The ‘wound’ in the parable is the yetzer hara that Hashem created as part of our nature, and learning Torah is the ‘bandage’ that protects us from transgression. As long as we learn Torah, we won’t fall into transgression, even if we enjoy the pleasures of this world, as the parable notes: “You may eat and drink whatever you wish.” However, without learning Torah someone is doomed to transgress (Maharshah, Etz Yosef).
The Talmud calls the Torah, the antidote, a tavlin, which literally means a spice. Spices add flavor to our food or bring out the special taste of the dish, in the same way that Torah learning rectifies the worldly pleasures, by enhancing the neshama, so that they will not bring us to transgression (Iyun Yaakov).
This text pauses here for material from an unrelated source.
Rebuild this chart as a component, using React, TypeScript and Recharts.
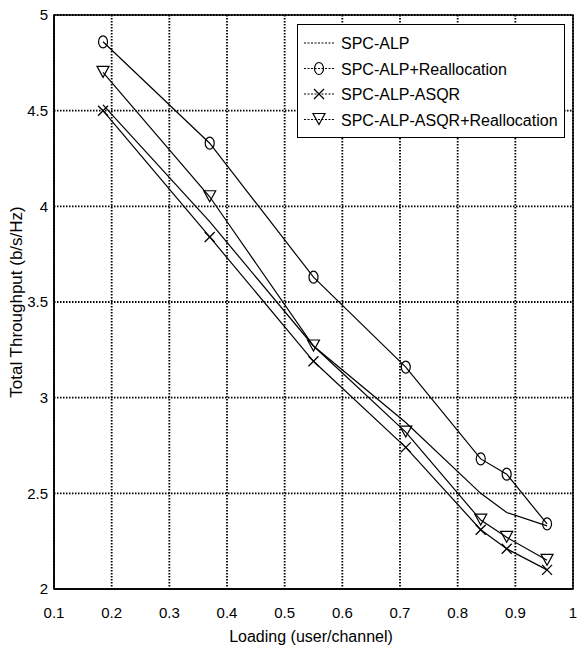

Someone who makes the effort can reach the level where he rectifies and sanctifies all the bodily pleasures, as the Sages said: “A man’s table atones for him” (Sefer HaMikneh).
The Mesilat Yesharim writes: “It is obvious that if the Creator created this cure [the Torah] for this wound [the yetzer hara], then there is absolutely no other cure for it, and anyone who thinks he can be saved in any other way is terribly mistaken” (Chapter 5).
Our Father in Heaven
A question remains, however. The parable speaks of a father who struck his son with a mighty blow. What kind of father wounds his son and then gives him a miraculous bandage? Wouldn’t we be better off without the wound and without the bandage?
In fact, the Sages were very precise when they spoke specifically of a father who wounds his son. Our loving Father in Heaven created us in order to give us the greatest possible good, and that is possible only if we have free will to choose that good for ourselves. Without free will we would be like robots, and what accomplishments do robots have in making the right choices?
Free will can only exist if there is a real choice, a choice between the body and the soul, between the yetzer hara and the yetzer hatov. Therefore, in His desire to give us the greatest possible good, Hashem gave us the “mighty blow,” and created us with the yetzer hara. However, in His all-encompassing love, He gave us the Torah, the instructions of how to use the world and make the most of it. Learning the Torah provides us with the practical guide of how to use the pleasures of this world in a way that won’t harm us.
Furthermore, as Rabbi Sorotzkin taught, learning Torah brings the Shechinah into our lives, strengthening the neshama and giving us the power to make the right choices.
May we increase our devotion to Torah learning in the approaching New Year and have the power and courage to “Choose life!”